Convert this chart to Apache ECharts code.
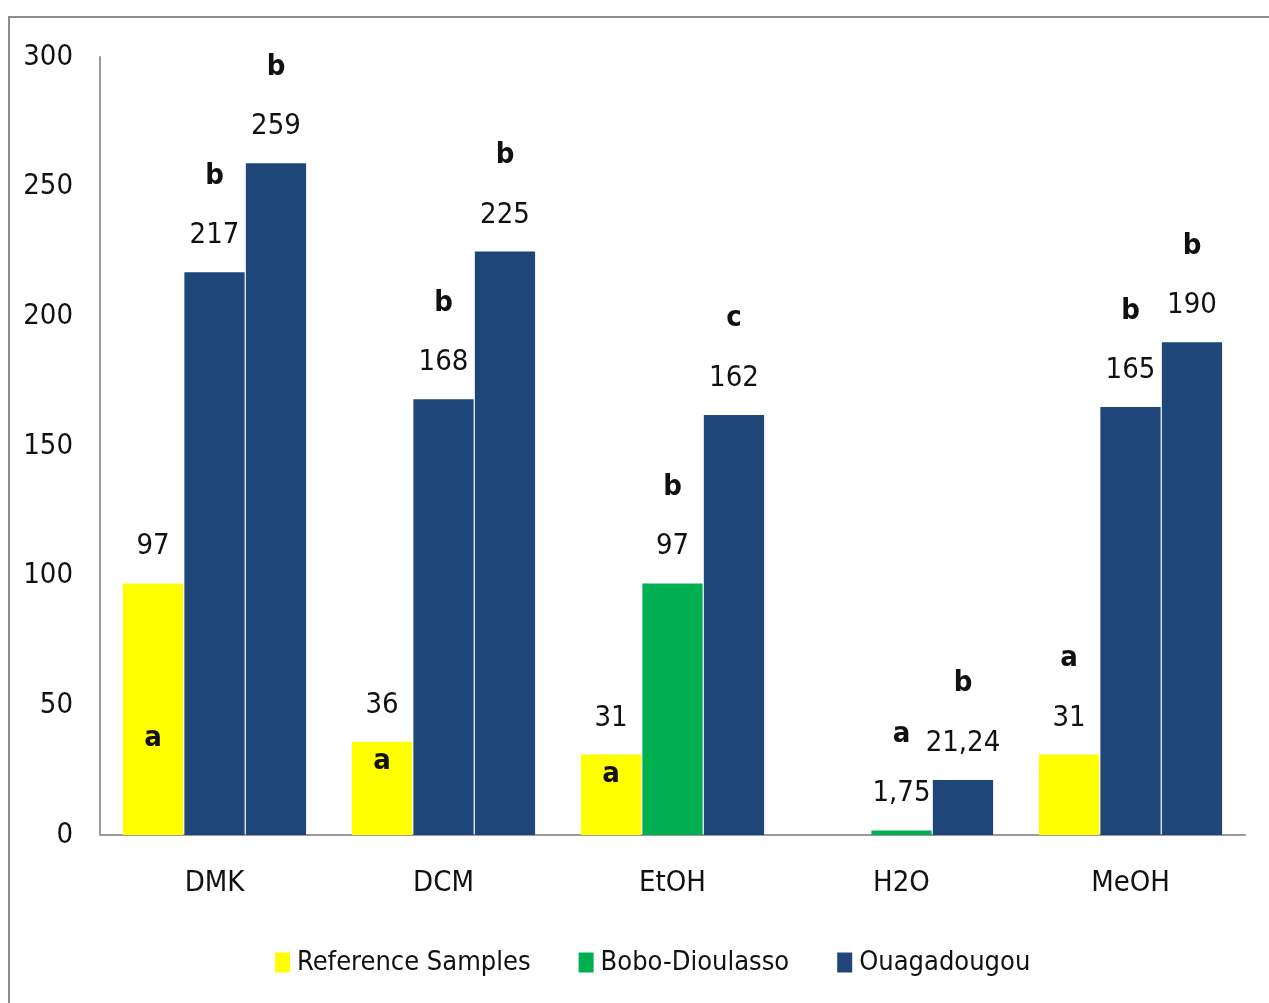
<!DOCTYPE html>
<html>
<head>
<meta charset="utf-8">
<script src="https://cdn.jsdelivr.net/npm/echarts@6/dist/echarts.min.js"></script>
<style>
  html, body { margin: 0; padding: 0; background: #ffffff; }
  #main { width: 1269px; height: 1003px; }
</style>
</head>
<body>
<div id="main"></div>
<script>
// data
var categories = ['DMK', 'DCM', 'EtOH', 'H2O', 'MeOH'];
var refValues = [97, 36, 31, null, 31];
var boboValues = [217, 168, 97, 1.75, 165];
var ouagaValues = [259, 225, 162, 21.24, 190];
// letters of the statistical groups
var refLetters = ['a', 'a', 'a', '', 'a'];
var boboLetters = ['b', 'b', 'b', 'a', 'b'];
var ouagaLetters = ['b', 'b', 'c', 'b', 'b'];
var yTicks = [0, 50, 100, 150, 200, 250, 300];

var FONT = "'Liberation Sans Narrow', 'DejaVu Sans Condensed', 'Open Sans', sans-serif";
var YELLOW = '#FFFF00', GREEN = '#00B050', BLUE = '#1F4678';
// in the original the Bobo-Dioulasso bars of these solvents are drawn in blue
var boboBlue = ['DMK', 'DCM', 'MeOH'];
// the letter of the reference bar sits inside the bar
var letterInside = ['DMK', 'DCM', 'EtOH'];

function fmtValue(v) {
    return String(v).replace('.', ',');
}

function letterMarks(values, letters, inside) {
    var out = [];
    for (var i = 0; i < values.length; i++) {
        if (values[i] == null || !letters[i]) continue;
        var isIn = inside && letterInside.indexOf(categories[i]) >= 0;
        out.push({
            coord: [i, values[i]],
            label: {
                formatter: letters[i],
                offset: [0, isIn ? (categories[i] == 'DMK' ? 155 : 20) : -96]
            }
        });
    }
    return out;
}

function makeSeries(name, values, letters, color, inside) {
    var data = [];
    for (var i = 0; i < values.length; i++) {
        var c = color;
        if (name == 'Bobo-Dioulasso' && boboBlue.indexOf(categories[i]) >= 0) c = BLUE;
        data.push({ value: values[i], itemStyle: { color: c } });
    }
    return {
        name: name,
        type: 'bar',
        data: data,
        itemStyle: { color: color },
        barGap: '2%',
        barCategoryGap: '20%',
        label: {
            show: true,
            position: 'top',
            distance: 22,
            color: '#111',
            fontFamily: FONT,
            fontSize: 29,
            formatter: function (p) { return fmtValue(p.value); }
        },
        markPoint: {
            symbol: 'rect',
            symbolSize: 0,
            silent: true,
            label: {
                show: true,
                position: 'inside',
                color: '#111',
                fontFamily: FONT,
                fontSize: 29,
                fontWeight: 'bold'
            },
            data: letterMarks(values, letters, inside)
        }
    };
}

var myChart = echarts.init(document.getElementById('main'));

var option = {
    animation: false,
    backgroundColor: '#ffffff',
    graphic: [{
        type: 'rect',
        shape: { x: 9, y: 17, width: 1400, height: 1200 },
        style: { fill: 'none', stroke: '#8c8c8c', lineWidth: 2 },
        silent: true
    }],
    grid: { left: 100, right: 24, top: 57, bottom: 168 },
    legend: {
        bottom: 22,
        left: 270,
        itemWidth: 15,
        itemHeight: 20,
        itemGap: 48,
        icon: 'rect',
        textStyle: { fontFamily: FONT, fontSize: 27, color: '#111', padding: [0, 0, 0, 2] },
        data: [
            { name: 'Reference Samples', itemStyle: { color: YELLOW } },
            { name: 'Bobo-Dioulasso', itemStyle: { color: GREEN } },
            { name: 'Ouagadougou', itemStyle: { color: BLUE } }
        ]
    },
    xAxis: {
        type: 'category',
        data: categories,
        axisTick: { show: false },
        axisLine: { lineStyle: { color: '#9a9a9a', width: 2 } },
        axisLabel: { margin: 34, fontFamily: FONT, fontSize: 29, color: '#111' }
    },
    yAxis: {
        type: 'value',
        min: yTicks[0],
        max: yTicks[yTicks.length - 1],
        interval: yTicks[1] - yTicks[0],
        splitLine: { show: false },
        axisTick: { show: false },
        axisLine: { show: true, lineStyle: { color: '#9a9a9a', width: 2 } },
        axisLabel: { margin: 27, fontFamily: FONT, fontSize: 29, color: '#111' }
    },
    series: [
        makeSeries('Reference Samples', refValues, refLetters, YELLOW, true),
        makeSeries('Bobo-Dioulasso', boboValues, boboLetters, GREEN, false),
        makeSeries('Ouagadougou', ouagaValues, ouagaLetters, BLUE, false)
    ]
};

myChart.setOption(option);
</script>
</body>
</html>
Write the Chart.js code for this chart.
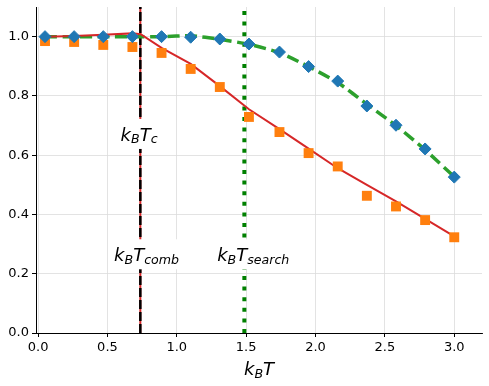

- **Exercise requirements**
Repeat the full listing above exactly, with no pictures in the copy.

- **Completed task**
Convert this chart to Apache ECharts code.
<!DOCTYPE html>
<html>
<head>
<meta charset="utf-8">
<script src="https://cdn.jsdelivr.net/npm/echarts@6/dist/echarts.min.js"></script>
<style>
  html, body { margin: 0; padding: 0; background: #ffffff; }
  #main { width: 1269px; height: 1003px; }
</style>
</head>
<body>
<div id="main"></div>
<script>
// data
var categories = ['DMK', 'DCM', 'EtOH', 'H2O', 'MeOH'];
var refValues = [97, 36, 31, null, 31];
var boboValues = [217, 168, 97, 1.75, 165];
var ouagaValues = [259, 225, 162, 21.24, 190];
// letters of the statistical groups
var refLetters = ['a', 'a', 'a', '', 'a'];
var boboLetters = ['b', 'b', 'b', 'a', 'b'];
var ouagaLetters = ['b', 'b', 'c', 'b', 'b'];
var yTicks = [0, 50, 100, 150, 200, 250, 300];

var FONT = "'Liberation Sans Narrow', 'DejaVu Sans Condensed', 'Open Sans', sans-serif";
var YELLOW = '#FFFF00', GREEN = '#00B050', BLUE = '#1F4678';
// in the original the Bobo-Dioulasso bars of these solvents are drawn in blue
var boboBlue = ['DMK', 'DCM', 'MeOH'];
// the letter of the reference bar sits inside the bar
var letterInside = ['DMK', 'DCM', 'EtOH'];

function fmtValue(v) {
    return String(v).replace('.', ',');
}

function letterMarks(values, letters, inside) {
    var out = [];
    for (var i = 0; i < values.length; i++) {
        if (values[i] == null || !letters[i]) continue;
        var isIn = inside && letterInside.indexOf(categories[i]) >= 0;
        out.push({
            coord: [i, values[i]],
            label: {
                formatter: letters[i],
                offset: [0, isIn ? (categories[i] == 'DMK' ? 155 : 20) : -96]
            }
        });
    }
    return out;
}

function makeSeries(name, values, letters, color, inside) {
    var data = [];
    for (var i = 0; i < values.length; i++) {
        var c = color;
        if (name == 'Bobo-Dioulasso' && boboBlue.indexOf(categories[i]) >= 0) c = BLUE;
        data.push({ value: values[i], itemStyle: { color: c } });
    }
    return {
        name: name,
        type: 'bar',
        data: data,
        itemStyle: { color: color },
        barGap: '2%',
        barCategoryGap: '20%',
        label: {
            show: true,
            position: 'top',
            distance: 22,
            color: '#111',
            fontFamily: FONT,
            fontSize: 29,
            formatter: function (p) { return fmtValue(p.value); }
        },
        markPoint: {
            symbol: 'rect',
            symbolSize: 0,
            silent: true,
            label: {
                show: true,
                position: 'inside',
                color: '#111',
                fontFamily: FONT,
                fontSize: 29,
                fontWeight: 'bold'
            },
            data: letterMarks(values, letters, inside)
        }
    };
}

var myChart = echarts.init(document.getElementById('main'));

var option = {
    animation: false,
    backgroundColor: '#ffffff',
    graphic: [{
        type: 'rect',
        shape: { x: 9, y: 17, width: 1400, height: 1200 },
        style: { fill: 'none', stroke: '#8c8c8c', lineWidth: 2 },
        silent: true
    }],
    grid: { left: 100, right: 24, top: 57, bottom: 168 },
    legend: {
        bottom: 22,
        left: 270,
        itemWidth: 15,
        itemHeight: 20,
        itemGap: 48,
        icon: 'rect',
        textStyle: { fontFamily: FONT, fontSize: 27, color: '#111', padding: [0, 0, 0, 2] },
        data: [
            { name: 'Reference Samples', itemStyle: { color: YELLOW } },
            { name: 'Bobo-Dioulasso', itemStyle: { color: GREEN } },
            { name: 'Ouagadougou', itemStyle: { color: BLUE } }
        ]
    },
    xAxis: {
        type: 'category',
        data: categories,
        axisTick: { show: false },
        axisLine: { lineStyle: { color: '#9a9a9a', width: 2 } },
        axisLabel: { margin: 34, fontFamily: FONT, fontSize: 29, color: '#111' }
    },
    yAxis: {
        type: 'value',
        min: yTicks[0],
        max: yTicks[yTicks.length - 1],
        interval: yTicks[1] - yTicks[0],
        splitLine: { show: false },
        axisTick: { show: false },
        axisLine: { show: true, lineStyle: { color: '#9a9a9a', width: 2 } },
        axisLabel: { margin: 27, fontFamily: FONT, fontSize: 29, color: '#111' }
    },
    series: [
        makeSeries('Reference Samples', refValues, refLetters, YELLOW, true),
        makeSeries('Bobo-Dioulasso', boboValues, boboLetters, GREEN, false),
        makeSeries('Ouagadougou', ouagaValues, ouagaLetters, BLUE, false)
    ]
};

myChart.setOption(option);
</script>
</body>
</html>
Write the Chart.js code for this chart.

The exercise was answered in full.